Dataset excerpt:
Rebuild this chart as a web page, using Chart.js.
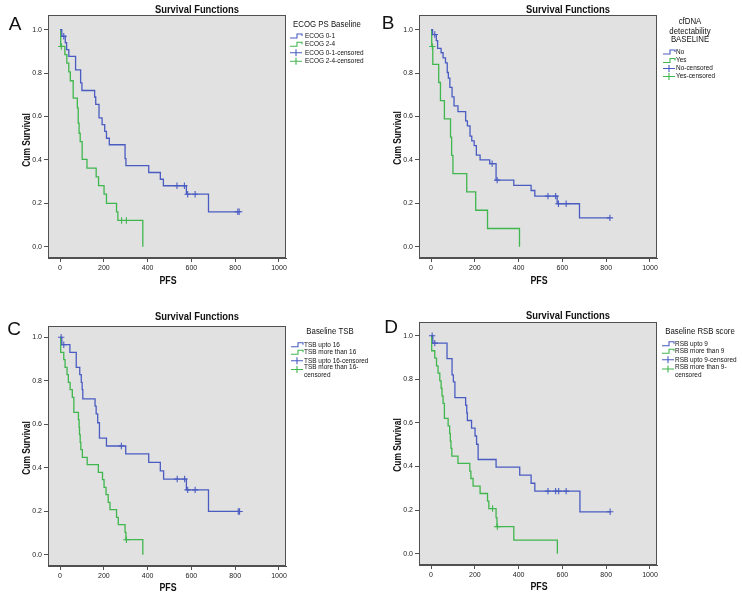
<!DOCTYPE html>
<html>
<head>
<meta charset="utf-8">
<script src="https://cdn.jsdelivr.net/npm/chart.js@4.4.1/dist/chart.umd.min.js"></script>
<style>
  html, body { margin: 0; padding: 0; background: #fff; }
  #wrap { position: relative; width: 742px; height: 596px; }
  #wrap canvas { position: absolute; }
</style>
</head>
<body>
<div id="wrap">
  <canvas id="cA" width="371" height="298" style="left:0;top:0"></canvas>
  <canvas id="cB" width="371" height="298" style="left:371px;top:0"></canvas>
  <canvas id="cC" width="371" height="298" style="left:0;top:298px"></canvas>
  <canvas id="cD" width="371" height="298" style="left:371px;top:298px"></canvas>
</div>
<script>
// axis ticks
const xTicks = [0, 200, 400, 600, 800, 1000];
const yTicks = [0, 0.2, 0.4, 0.6, 0.8, 1.0];

// A - ECOG PS
const aLegendTitle = ['ECOG PS Baseline'];
const aLabels = ['ECOG 0-1', 'ECOG 2-4', 'ECOG 0-1-censored', 'ECOG 2-4-censored'];
const aBlueT = [8, 24, 30, 40, 71, 94, 100, 158, 163, 178, 192, 204, 212, 225, 297, 301, 405, 458, 472, 577, 678];
const aBlueS = [0.970, 0.940, 0.908, 0.877, 0.815, 0.755, 0.720, 0.690, 0.656, 0.594, 0.563, 0.532, 0.500, 0.470, 0.406, 0.374, 0.342, 0.311, 0.281, 0.242, 0.161];
const aBlueCens = [17, 534, 568, 583, 617, 812, 818];
const aGreenT = [3, 22, 31, 40, 47, 60, 79, 83, 87, 92, 101, 123, 165, 176, 201, 212, 258, 264, 378];
const aGreenS = [0.923, 0.885, 0.846, 0.806, 0.765, 0.685, 0.640, 0.570, 0.523, 0.484, 0.403, 0.362, 0.322, 0.282, 0.242, 0.200, 0.161, 0.121, 0];
const aGreenCens = [6, 281, 303];

// B - cfDNA
const bLegendTitle = ['cfDNA', 'detectability', 'BASELINE'];
const bLabels = ['No', 'Yes', 'No-censored', 'Yes-censored'];
const bBlueT = [7, 24, 30, 46, 55, 66, 74, 79, 86, 96, 105, 123, 158, 166, 178, 186, 197, 207, 224, 268, 297, 378, 457, 474, 576, 678];
const bBlueS = [0.978, 0.950, 0.914, 0.894, 0.870, 0.847, 0.803, 0.777, 0.734, 0.691, 0.649, 0.623, 0.580, 0.557, 0.510, 0.488, 0.466, 0.422, 0.400, 0.383, 0.307, 0.283, 0.259, 0.233, 0.198, 0.133];
const bBlueCens = [17, 279, 302, 534, 569, 582, 617, 817];
const bGreenT = [3, 8, 35, 43, 61, 89, 94, 100, 163, 204, 258, 404];
const bGreenS = [0.923, 0.840, 0.757, 0.673, 0.589, 0.505, 0.421, 0.337, 0.253, 0.168, 0.084, 0];
const bGreenCens = [6];

// C - TSB
const cLegendTitle = ['Baseline TSB'];
const cLabels = ['TSB upto 16', 'TSB more than 16', 'TSB upto 16-censored', 'TSB more than 16-\ncensored'];
const cBlueT = [8, 45, 74, 90, 97, 101, 104, 160, 165, 172, 180, 212, 300, 405, 458, 473, 577, 678];
const cBlueS = [0.966, 0.931, 0.862, 0.828, 0.793, 0.759, 0.717, 0.683, 0.648, 0.607, 0.536, 0.500, 0.464, 0.425, 0.386, 0.348, 0.298, 0.199];
const cBlueCens = [5, 17, 280, 535, 569, 583, 617, 814, 820];
const cGreenT = [3, 17, 23, 32, 38, 46, 56, 63, 84, 87, 89, 92, 95, 102, 124, 175, 194, 201, 210, 220, 228, 258, 266, 297, 301, 378];
const cGreenS = [0.931, 0.897, 0.862, 0.828, 0.793, 0.759, 0.724, 0.655, 0.621, 0.586, 0.552, 0.517, 0.483, 0.448, 0.414, 0.379, 0.345, 0.310, 0.276, 0.241, 0.207, 0.172, 0.138, 0.103, 0.069, 0];
const cGreenCens = [303];

// D - RSB
const dLegendTitle = ['Baseline RSB score'];
const dLabels = ['RSB upto 9', 'RSB more than 9', 'RSB upto 9-censored', 'RSB more than 9-\ncensored'];
const dBlueT = [8, 73, 96, 102, 109, 158, 163, 166, 185, 201, 208, 215, 297, 405, 457, 474, 680];
const dBlueS = [0.966, 0.895, 0.820, 0.788, 0.716, 0.681, 0.646, 0.611, 0.576, 0.540, 0.502, 0.432, 0.397, 0.360, 0.323, 0.287, 0.192];
const dBlueCens = [5, 17, 534, 569, 583, 617, 818];
const dGreenT = [3, 17, 25, 32, 40, 46, 50, 55, 61, 78, 85, 88, 91, 95, 123, 177, 182, 192, 224, 258, 264, 297, 301, 378, 577];
const dGreenS = [0.931, 0.897, 0.862, 0.828, 0.793, 0.759, 0.724, 0.690, 0.621, 0.586, 0.552, 0.517, 0.483, 0.448, 0.414, 0.379, 0.345, 0.310, 0.276, 0.241, 0.207, 0.165, 0.124, 0.062, 0];
const dGreenCens = [281, 303];

const BLUE = '#4a5cc2';
const GREEN = '#40b64e';
const FONT = '"Liberation Sans", Arial, sans-serif';

function survAt(T, S, t) {
  let s = 1;
  for (let i = 0; i < T.length; i++) if (T[i] <= t) s = S[i];
  return s;
}

function curvePoints(T, S, cens) {
  const pts = [{x: 0, y: 1}];
  T.forEach((t, i) => pts.push({x: t, y: S[i]}));
  const last = Math.max(...cens);
  if (last > T[T.length - 1]) pts.push({x: last, y: S[S.length - 1]});
  return pts;
}

function txt(ctx, s, x, y, font, align, sx, rot) {
  ctx.save();
  ctx.translate(x, y);
  if (rot) ctx.rotate(rot);
  ctx.scale(sx || 1, 1);
  ctx.font = font;
  ctx.fillStyle = '#111';
  ctx.textAlign = align || 'center';
  ctx.textBaseline = 'middle';
  ctx.fillText(s, 0, 0);
  ctx.restore();
}

function makeDeco(p, legendTitle, labels) {
  return {
    id: 'deco',
    beforeDraw(chart) {
      const a = chart.chartArea, ctx = chart.ctx;
      ctx.save();
      ctx.fillStyle = '#e1e1e1';
      ctx.fillRect(a.left, a.top, a.right - a.left, a.bottom - a.top);
      ctx.restore();
    },
    afterDraw(chart) {
      const a = chart.chartArea, ctx = chart.ctx;
      ctx.save();
      ctx.strokeStyle = '#505050';
      ctx.lineWidth = 1;
      ctx.strokeRect(Math.round(a.left) + 0.5, Math.round(a.top) + 0.5,
                     Math.round(a.right - a.left) - 1, Math.round(a.bottom - a.top) - 1);
      ctx.restore();

      txt(ctx, p.letter, p.letterX, p.letterY, '19px ' + FONT, 'center', 1);
      txt(ctx, 'Survival Functions', 197, p.titleY, 'bold 10px ' + FONT, 'center', 0.94);
      txt(ctx, 'PFS', 168, p.xTitleY, 'bold 11px ' + FONT, 'center', 0.8);
      txt(ctx, 'Cum Survival', 27, p.yTitleY, 'bold 11px ' + FONT, 'center', 0.76, -Math.PI / 2);

      // legend
      const lg = p.legend;
      legendTitle.forEach((t, i) => txt(ctx, t, lg.titleX, lg.titleYs[i], '8.5px ' + FONT, 'center', 0.92));
      const colors = [BLUE, GREEN, BLUE, GREEN];
      labels.forEach((lab, i) => {
        const y = lg.itemYs[i];
        const ix = lg.iconX;
        ctx.save();
        ctx.strokeStyle = colors[i];
        ctx.lineWidth = 1.1;
        ctx.beginPath();
        if (i < 2) {
          ctx.moveTo(ix, y + 2); ctx.lineTo(ix + 7, y + 2); ctx.lineTo(ix + 7, y - 2);
          ctx.lineTo(ix + 12, y - 2); ctx.lineTo(ix + 12, y);
        } else {
          const iy = lab.includes('\n') ? y + 2 : y;
          ctx.moveTo(ix, iy); ctx.lineTo(ix + 12, iy);
          ctx.moveTo(ix + 6, iy - 3.5); ctx.lineTo(ix + 6, iy + 3.5);
        }
        ctx.stroke();
        ctx.restore();
        lab.split('\n').forEach((line, k) =>
          txt(ctx, line, lg.textX, y + k * 7.6, '7px ' + FONT, 'left', 0.92));
      });
    }
  };
}

function makeChart(id, p, legendTitle, labels, blue, green) {
  const groups = [
    {T: blue[0], S: blue[1], C: blue[2], color: BLUE},
    {T: green[0], S: green[1], C: green[2], color: GREEN}
  ];
  const datasets = [];
  groups.forEach((g, i) => datasets.push({
    label: labels[i],
    data: curvePoints(g.T, g.S, g.C),
    showLine: true,
    stepped: 'before',
    borderColor: g.color,
    borderWidth: 1.3,
    pointRadius: 0,
    fill: false
  }));
  groups.forEach((g, i) => datasets.push({
    label: labels[i + 2],
    data: g.C.map(t => ({x: t, y: survAt(g.T, g.S, t)})),
    showLine: false,
    pointStyle: 'cross',
    pointRadius: 3.2,
    borderColor: g.color,
    backgroundColor: g.color,
    borderWidth: 1.1
  }));

  const tickFont = {family: FONT, size: 7};
  new Chart(document.getElementById(id), {
    type: 'scatter',
    data: {datasets},
    options: {
      responsive: false,
      animation: false,
      layout: {padding: {left: 0, right: 371 - p.right, top: p.top, bottom: 0}},
      plugins: {legend: {display: false}, tooltip: {enabled: false}},
      scales: {
        x: {
          type: 'linear', min: -55, max: 1032,
          afterFit: s => { s.height = 298 - p.bottom; },
          afterBuildTicks: s => { s.ticks = xTicks.map(v => ({value: v})); },
          grid: {drawOnChartArea: false, tickLength: 4, color: '#505050'},
          border: {color: '#505050'},
          ticks: {font: tickFont, color: '#222', padding: 2, maxRotation: 0, callback: v => String(v)}
        },
        y: {
          type: 'linear', min: -0.052, max: p.ymax,
          afterFit: s => { s.width = p.left; },
          afterBuildTicks: s => { s.ticks = yTicks.map(v => ({value: v})); },
          grid: {drawOnChartArea: false, tickLength: 4, color: '#505050'},
          border: {color: '#505050'},
          ticks: {font: tickFont, color: '#222', padding: 2, callback: v => v.toFixed(1)}
        }
      }
    },
    plugins: [makeDeco(p, legendTitle, labels)]
  });
}

makeChart('cA', {
  left: 48, right: 286, top: 15, bottom: 258, ymax: 1.068,
  letter: 'A', letterX: 15, letterY: 25, titleY: 10, xTitleY: 281, yTitleY: 140,
  legend: {titleX: 327, titleYs: [25], iconX: 290, textX: 305, itemYs: [36, 44.3, 52.7, 61.3]}
}, aLegendTitle, aLabels, [aBlueT, aBlueS, aBlueCens], [aGreenT, aGreenS, aGreenCens]);

makeChart('cB', {
  left: 48, right: 286, top: 15, bottom: 258, ymax: 1.068,
  letter: 'B', letterX: 17, letterY: 24, titleY: 10, xTitleY: 281, yTitleY: 138,
  legend: {titleX: 319, titleYs: [22, 31.5, 40], iconX: 292, textX: 305, itemYs: [52, 60.5, 68.5, 76.5]}
}, bLegendTitle, bLabels, [bBlueT, bBlueS, bBlueCens], [bGreenT, bGreenS, bGreenCens]);

makeChart('cC', {
  left: 48, right: 286, top: 28, bottom: 268, ymax: 1.052,
  letter: 'C', letterX: 14, letterY: 32, titleY: 19, xTitleY: 290, yTitleY: 150,
  legend: {titleX: 330, titleYs: [33.3], iconX: 291, textX: 304, itemYs: [46.7, 54.3, 62.7, 69.5]}
}, cLegendTitle, cLabels, [cBlueT, cBlueS, cBlueCens], [cGreenT, cGreenS, cGreenCens]);

makeChart('cD', {
  left: 48, right: 286, top: 24, bottom: 267, ymax: 1.063,
  letter: 'D', letterX: 20, letterY: 30, titleY: 18, xTitleY: 289, yTitleY: 147,
  legend: {titleX: 329, titleYs: [33.3], iconX: 291, textX: 304, itemYs: [45.7, 53.3, 61.7, 69]}
}, dLegendTitle, dLabels, [dBlueT, dBlueS, dBlueCens], [dGreenT, dGreenS, dGreenCens]);
</script>
</body>
</html>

Exercise objective: Give again, exactly, the lines from the start of the data through the one holding "const yTicks = [0, 0.2, 0.4, 0.6, 0.8, 1.0];"; omit the pictures.

Complete output:
Rebuild this chart as a web page, using Chart.js.
<!DOCTYPE html>
<html>
<head>
<meta charset="utf-8">
<script src="https://cdn.jsdelivr.net/npm/chart.js@4.4.1/dist/chart.umd.min.js"></script>
<style>
  html, body { margin: 0; padding: 0; background: #fff; }
  #wrap { position: relative; width: 742px; height: 596px; }
  #wrap canvas { position: absolute; }
</style>
</head>
<body>
<div id="wrap">
  <canvas id="cA" width="371" height="298" style="left:0;top:0"></canvas>
  <canvas id="cB" width="371" height="298" style="left:371px;top:0"></canvas>
  <canvas id="cC" width="371" height="298" style="left:0;top:298px"></canvas>
  <canvas id="cD" width="371" height="298" style="left:371px;top:298px"></canvas>
</div>
<script>
// axis ticks
const xTicks = [0, 200, 400, 600, 800, 1000];
const yTicks = [0, 0.2, 0.4, 0.6, 0.8, 1.0];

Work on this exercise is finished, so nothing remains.